What's His Is Ours
It is because Luther was so strongly convicted of the presence of Christ in faith that he loved the marital imagery of Bernard and the Bible. In a sermon from early in his career (probably 1519) called "Two Kinds of Righteousness," Luther preaches: "Just as a bridegroom possesses all that is his bride's and she all that is his—for the two have all things in common because they are one flesh—so Christ and the church are one spirit." In this joyful exchange, our sin with its consequent death and damnation becomes Christ's, while Christ's righteousness becomes ours (1 Cor. 1:30). Only after we have received Christ's "alien righteousness," as Luther called it, do we begin to get somewhere with our own "proper" righteousness.
For Luther, a God demanding good works as the condition for our salvation would be as bad as the groom in the limo. How could we ever know that we had done enough? How much righteousness is needed to get us across the boundary line from damnation to salvation? And how can we be expected really to love and trust a God always watching us like a hawk to see if we fail? Promises to help us can only ring hollow. In reading Paul's letters over and over, Luther finally got it: Righteousness is not something that we generate from within ourselves and then offer to God. Righteousness is something that God gives to us—and this is exactly why we may trust in and grow to love God.
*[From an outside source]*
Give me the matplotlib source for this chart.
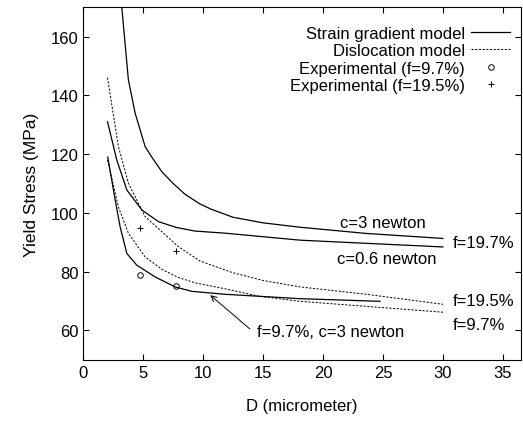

But Luther didn't expect that getting righteousness as a gift (instead of performing it ourselves) would have no effect on us at all. Certainly he couldn't imagine that we'd become like the callously indifferent bride, basking in the benefits of marriage but promising neither love nor devotion in return. Instead, our "soul no longer seeks to be righteous in and for itself, but it has Christ as its righteousness and therefore seeks only the welfare of others." In other words, it is only when good works are removed from the question of salvation—and when righteousness is a gift from God instead of a payment from us—that we can truly start performing them. They matter; not to God, since they aren't needed to settle the scales of divine justice anymore, but to our neighbors, the very people and the earth itself that God gave us in the gift of creation, even before the gift of righteousness.
By Grace or By Faith?
Being made righteous, being justified, is an act done to us by God, not something we enact ourselves. But where does faith come into it? Why does Luther insist that we are justified by faith—and why is it not enough to say that we are justified by grace? It is often thought that "justification by grace" would be the more accurate phrase, since it puts the emphasis on God's doing instead of ours. "Justification by faith" seems to suggest that actually, in the end, it's up to us to have faith: Salvation by good works has slipped in through the back door, faith being the ultimate good work.